I have this code, and I would like to know if the value of the variable x is captured by the function at the time it is defined, or if the function captures a reference to the variable itself (or is there something else)?
Would there be a difference in how everything is processed if x was a val?
// Kotlin
var x = 1
fun f(y: Int) = x + y // Function adds 1 to a given Int
x = 2
val y = 3
val z = f(x + y) // Calls f with argument of 5
// z now maps to 7
// Swift
var x = 1
func f(_ y: Int) -> Int {return x + y} // Function adds 1 to a given Int
x = 2
let y = 3
let z = f(x + y) // Calls f with argument of 5
// z now maps to 7
So whenever we call function f, we're going to evaluate its body { x + y } in the environment the function was defined. And when we defined this function, we had an environment where x == 1.
So function f always adds 1 to its argument, no matter where it is called. That is the rule. (This rule is for let / val, not var I assume?)
My question is around the function closure in relation to the var.
Just give me a detailed explanation of this (following the scope chain to locate variables in memory), thanks.
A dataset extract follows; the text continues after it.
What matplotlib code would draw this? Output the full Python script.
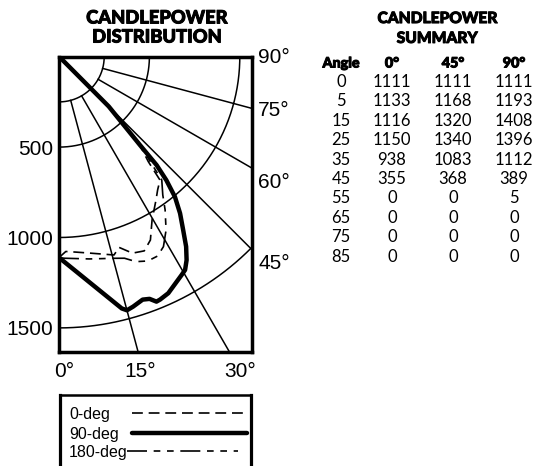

In both Kotlin and Swift using var means the closure captures a reference to the variable itself, while val/let, which are immutable, capture the value of the variable at the time of the closure's creation.
Following the example you've given, if you had used val instead you'd be left with the following:
val x = 1
val g = { x + 3 } // Closure g captures the value 1
x = 2 // this would cause compilation error
val z = g() // z will be 4 (1 + 3)